The word ‘karma’ is a Sanskrit word derived from the root kri, which means ‘to do’. ‘Karma’ means any action that one does. Eating, walking, sleeping, studying, working-all these and any other action can be termed ‘karma’. The rituals prescribed by the Vedas or dharmashastras are also called ‘karma’. The portion of the Vedas that discuss the rituals is called karma-kanda.
Karma also means the effects of actions. The effects of an action can also be called karmaphala but generally the word karma is used. Karma used in the sense of the effect of an action means one has to reap the fruits of whatever actions one does, across various life times. The idea of doing called kartrivta or doership and experiencing called bhoktrivta or enjoyership leads to result of one`s own actions.
Karma may be different types according to its purpose. Nithya karma is action that has to be performed every day. Naimithyaka karma is that to be performed which is specific for person concerned. Niskama karmas are those actions that are performed without purpose of gaining any personal benefit or sense of kartrivta for the general good of others.

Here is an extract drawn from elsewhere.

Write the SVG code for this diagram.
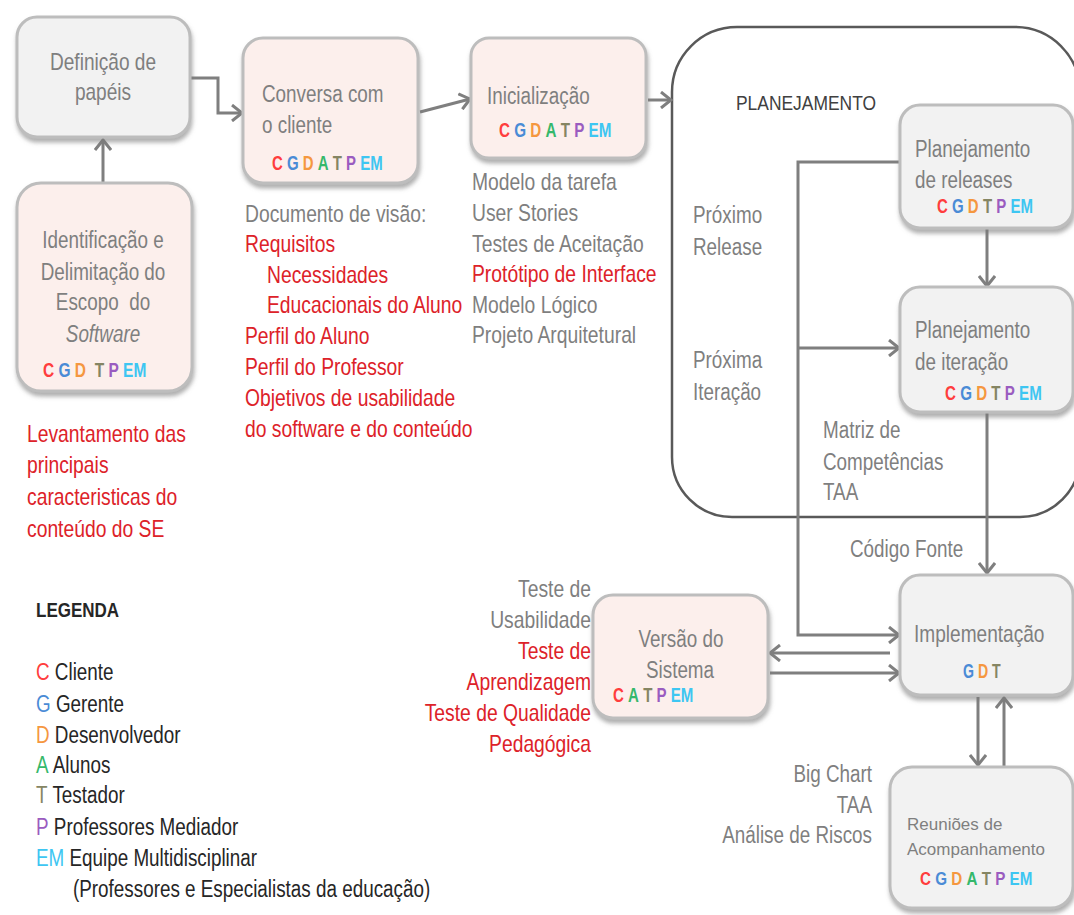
<svg xmlns="http://www.w3.org/2000/svg" width="1074" height="915" viewBox="0 0 1074 915">
<style>
.t{font-family:"Liberation Sans",Arial,sans-serif;font-size:23px}
.s{font-family:"Liberation Sans",Arial,sans-serif;font-size:17px}
.g{fill:#7f7f7f}
.r{fill:#dd2229}
.k{fill:#262626}
.m{text-anchor:middle}
.e{text-anchor:end}
.ro{font-family:"Liberation Sans",Arial,sans-serif;font-size:20px;font-weight:bold}
.cC{fill:#ff3d3d}.cG{fill:#4a8bd6}.cD{fill:#f5973f}.cA{fill:#35b86b}.cT{fill:#858563}.cP{fill:#9a5cc0}.cE{fill:#3ec6f2}
.box{stroke:#bdbdbd;stroke-width:3;filter:url(#sh)}
.gy{fill:#f2f2f2}
.pk{fill:#fcefec}
.ca{fill:none;stroke:#7f7f7f;stroke-width:3;marker-end:url(#ah)}
</style>
<defs>
<filter id="sh" x="-10%" y="-10%" width="125%" height="130%">
<feDropShadow dx="1" dy="4" stdDeviation="2" flood-color="#7a7a7a" flood-opacity="0.6"/>
</filter>
<marker id="ah" markerUnits="userSpaceOnUse" markerWidth="14" markerHeight="18" refX="11" refY="9" orient="auto">
<path d="M1,1 L11,9 L1,17" fill="none" stroke="#7f7f7f" stroke-width="3"/>
</marker>
</defs>
<rect width="1074" height="915" fill="#ffffff"/>

<g id="planejamento">
<path d="M672,92 A65,65 0 0 1 737,27 H1015 A65,65 0 0 1 1080,92 V457 A60,60 0 0 1 1020,517 H732 A60,60 0 0 1 672,457 Z" fill="none" stroke="#595959" stroke-width="2.5"/>
<text class="t" transform="matrix(.83 0 0 1 736 110)" style="font-size:21px;fill:#404040">PLANEJAMENTO</text>
<text class="t g" transform="matrix(.82 0 0 1 693 223)">Próximo</text>
<text class="t g" transform="matrix(.82 0 0 1 693 255)">Release</text>
<text class="t g" transform="matrix(.82 0 0 1 693 368)">Próxima</text>
<text class="t g" transform="matrix(.82 0 0 1 693 400)">Iteração</text>
</g>

<g id="connectors">
<path class="ca" d="M103,183 V140"/>
<path class="ca" d="M191,78 H218 V113 H242"/>
<path class="ca" d="M420,112 L470,99"/>
<path class="ca" d="M648,100 H671"/>
<path class="ca" d="M987,229 V286"/>
<path class="ca" d="M900,162 H798 V635 H899"/>
<path class="ca" d="M798,348 H899"/>
<path class="ca" d="M987,413 V573"/>
<path class="ca" d="M890,653 H770"/>
<path class="ca" d="M770,673 H899"/>
<path class="ca" d="M978,697 V765"/>
<path class="ca" d="M1004,767 V698"/>
</g>

<g id="definicao">
<rect class="box gy" x="17" y="17" width="173" height="120" rx="20"/>
<text class="t g m" transform="matrix(.83 0 0 1 103 70)">Definição de</text>
<text class="t g m" transform="matrix(.83 0 0 1 103 100)">papéis</text>
</g>

<g id="identificacao">
<rect class="box pk" x="17" y="183" width="175" height="208" rx="24"/>
<text class="t g m" transform="matrix(.82 0 0 1 103 248)">Identificação e</text>
<text class="t g m" transform="matrix(.82 0 0 1 103 280)">Delimitação do</text>
<text class="t g m" transform="matrix(.82 0 0 1 103 310)" xml:space="preserve">Escopo  do</text>
<text class="t g m" transform="matrix(.82 0 0 1 103 342)" font-style="italic">Software</text>
<text class="ro" transform="matrix(.82 0 0 1 43 377)" textLength="126" lengthAdjust="spacingAndGlyphs" xml:space="preserve"><tspan class="cC">C</tspan> <tspan class="cG">G</tspan> <tspan class="cD">D</tspan>  <tspan class="cT">T</tspan> <tspan class="cP">P</tspan> <tspan class="cE">EM</tspan></text>
</g>

<g id="conversa">
<rect class="box pk" x="243" y="38" width="175" height="145" rx="20"/>
<text class="t g" transform="matrix(.82 0 0 1 262 102)">Conversa com</text>
<text class="t g" transform="matrix(.82 0 0 1 262 133)">o cliente</text>
<text class="ro" transform="matrix(.82 0 0 1 272 170)" textLength="135" lengthAdjust="spacingAndGlyphs" xml:space="preserve"><tspan class="cC">C</tspan> <tspan class="cG">G</tspan> <tspan class="cD">D</tspan> <tspan class="cA">A</tspan> <tspan class="cT">T</tspan> <tspan class="cP">P</tspan> <tspan class="cE">EM</tspan></text>
</g>

<g id="inicializacao">
<rect class="box pk" x="471" y="38" width="175" height="120" rx="18"/>
<text class="t g" transform="matrix(.82 0 0 1 487 104)">Inicialização</text>
<text class="ro" transform="matrix(.82 0 0 1 499 137)" textLength="137" lengthAdjust="spacingAndGlyphs" xml:space="preserve"><tspan class="cC">C</tspan> <tspan class="cG">G</tspan> <tspan class="cD">D</tspan> <tspan class="cA">A</tspan> <tspan class="cT">T</tspan> <tspan class="cP">P</tspan> <tspan class="cE">EM</tspan></text>
</g>

<g id="releases">
<rect class="box gy" x="900" y="105" width="173" height="123" rx="20"/>
<text class="t g" transform="matrix(.82 0 0 1 915 157)">Planejamento</text>
<text class="t g" transform="matrix(.82 0 0 1 915 188)">de releases</text>
<text class="ro" transform="matrix(.82 0 0 1 937 213)" textLength="117" lengthAdjust="spacingAndGlyphs" xml:space="preserve"><tspan class="cC">C</tspan> <tspan class="cG">G</tspan> <tspan class="cD">D</tspan> <tspan class="cT">T</tspan> <tspan class="cP">P</tspan> <tspan class="cE">EM</tspan></text>
</g>

<g id="iteracao">
<rect class="box gy" x="900" y="287" width="173" height="125" rx="20"/>
<text class="t g" transform="matrix(.82 0 0 1 915 338)">Planejamento</text>
<text class="t g" transform="matrix(.82 0 0 1 915 370)">de iteração</text>
<text class="ro" transform="matrix(.82 0 0 1 945 400)" textLength="118" lengthAdjust="spacingAndGlyphs" xml:space="preserve"><tspan class="cC">C</tspan> <tspan class="cG">G</tspan> <tspan class="cD">D</tspan> <tspan class="cT">T</tspan> <tspan class="cP">P</tspan> <tspan class="cE">EM</tspan></text>
</g>

<g id="implementacao">
<rect class="box gy" x="900" y="575" width="173" height="120" rx="20"/>
<text class="t g" transform="matrix(.83 0 0 1 914 642)">Implementação</text>
<text class="ro" transform="matrix(.82 0 0 1 963 678)" textLength="46" lengthAdjust="spacingAndGlyphs" xml:space="preserve"><tspan class="cG">G</tspan> <tspan class="cD">D</tspan> <tspan class="cT">T</tspan></text>
</g>

<g id="versao">
<rect class="box pk" x="593" y="595" width="175" height="123" rx="20"/>
<text class="t g m" transform="matrix(.82 0 0 1 681 647)">Versão do</text>
<text class="t g m" transform="matrix(.82 0 0 1 680 678)">Sistema</text>
<text class="ro" transform="matrix(.82 0 0 1 613 702)" textLength="98" lengthAdjust="spacingAndGlyphs" xml:space="preserve"><tspan class="cC">C</tspan> <tspan class="cA">A</tspan> <tspan class="cT">T</tspan> <tspan class="cP">P</tspan> <tspan class="cE">EM</tspan></text>
</g>

<g id="reunioes">
<rect class="box gy" x="890" y="767" width="183" height="141" rx="22"/>
<text class="s g" x="907" y="830">Reuniões de</text>
<text class="s g" x="907" y="855">Acompanhamento</text>
<text class="ro" transform="matrix(.82 0 0 1 920 885)" style="font-size:18px" textLength="137" lengthAdjust="spacingAndGlyphs" xml:space="preserve"><tspan class="cC">C</tspan> <tspan class="cG">G</tspan> <tspan class="cD">D</tspan> <tspan class="cA">A</tspan> <tspan class="cT">T</tspan> <tspan class="cP">P</tspan> <tspan class="cE">EM</tspan></text>
</g>

<g id="levantamento">
<text class="t r" transform="matrix(.84 0 0 1 27 442)">Levantamento das</text>
<text class="t r" transform="matrix(.84 0 0 1 27 473)">principais</text>
<text class="t r" transform="matrix(.84 0 0 1 27 505)">caracteristicas do</text>
<text class="t r" transform="matrix(.84 0 0 1 27 537)">conteúdo do SE</text>
</g>

<g id="documento">
<text class="t g" transform="matrix(.84 0 0 1 245 222)">Documento de visão:</text>
<text class="t r" transform="matrix(.84 0 0 1 245 252)">Requisitos</text>
<text class="t r" transform="matrix(.84 0 0 1 267 283)">Necessidades</text>
<text class="t r" transform="matrix(.84 0 0 1 267 313)">Educacionais do Aluno</text>
<text class="t r" transform="matrix(.84 0 0 1 245 344)">Perfil do Aluno</text>
<text class="t r" transform="matrix(.84 0 0 1 245 375)">Perfil do Professor</text>
<text class="t r" transform="matrix(.84 0 0 1 245 406)">Objetivos de usabilidade</text>
<text class="t r" transform="matrix(.84 0 0 1 245 437)">do software e do conteúdo</text>
</g>

<g id="artefatos">
<text class="t g" transform="matrix(.84 0 0 1 472 190)">Modelo da tarefa</text>
<text class="t g" transform="matrix(.84 0 0 1 472 221)">User Stories</text>
<text class="t g" transform="matrix(.84 0 0 1 472 252)">Testes de Aceitação</text>
<text class="t r" transform="matrix(.84 0 0 1 472 282)">Protótipo de Interface</text>
<text class="t g" transform="matrix(.84 0 0 1 472 313)">Modelo Lógico</text>
<text class="t g" transform="matrix(.84 0 0 1 472 343)">Projeto Arquitetural</text>
</g>

<g id="matriz">
<text class="t g" transform="matrix(.82 0 0 1 823 438)">Matriz de</text>
<text class="t g" transform="matrix(.82 0 0 1 823 470)">Competências</text>
<text class="t g" transform="matrix(.82 0 0 1 823 500)">TAA</text>
<text class="t g" transform="matrix(.82 0 0 1 850 557)">Código Fonte</text>
</g>

<g id="testes">
<text class="t g e" transform="matrix(.84 0 0 1 591 597)">Teste de</text>
<text class="t g e" transform="matrix(.84 0 0 1 591 628)">Usabilidade</text>
<text class="t r e" transform="matrix(.84 0 0 1 591 659)">Teste de</text>
<text class="t r e" transform="matrix(.84 0 0 1 591 690)">Aprendizagem</text>
<text class="t r e" transform="matrix(.84 0 0 1 591 721)">Teste de Qualidade</text>
<text class="t r e" transform="matrix(.84 0 0 1 591 752)">Pedagógica</text>
</g>

<g id="acompanhamento">
<text class="t g e" transform="matrix(.82 0 0 1 872 782)">Big Chart</text>
<text class="t g e" transform="matrix(.82 0 0 1 872 813)">TAA</text>
<text class="t g e" transform="matrix(.82 0 0 1 872 843)">Análise de Riscos</text>
</g>

<g id="legenda">
<text class="t k" transform="matrix(.85 0 0 1 36 617)" style="font-size:20px;font-weight:bold">LEGENDA</text>
<text class="t k" transform="matrix(.82 0 0 1 36 680)"><tspan class="cC">C</tspan> Cliente</text>
<text class="t k" transform="matrix(.82 0 0 1 36 712)"><tspan class="cG">G</tspan> Gerente</text>
<text class="t k" transform="matrix(.82 0 0 1 36 743)"><tspan class="cD">D</tspan> Desenvolvedor</text>
<text class="t k" transform="matrix(.82 0 0 1 36 773)"><tspan class="cA">A</tspan> Alunos</text>
<text class="t k" transform="matrix(.82 0 0 1 36 803)"><tspan class="cT">T</tspan> Testador</text>
<text class="t k" transform="matrix(.82 0 0 1 36 835)"><tspan class="cP">P</tspan> Professores Mediador</text>
<text class="t k" transform="matrix(.82 0 0 1 36 866)"><tspan class="cE">EM</tspan> Equipe Multidisciplinar</text>
<text class="t k" transform="matrix(.82 0 0 1 73 897)">(Professores e Especialistas da educação)</text>
</g>
</svg>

Based on the time of fruition of the karma, it can be Sanchita, Prarabdha and Agami Karma . Sanchita karma is the package of karma due to our past actions, which have to be exhausted in our future lives. Prarabdha Karma is that portion of the past karma that has given rise to the present body and which has to be exhausted by experiencing during the present life. Agami Karma is the karma yet to be earned in the present life or in the future lives.
Karma Yoga is doing work selflessly without expecting fruits of actions performed.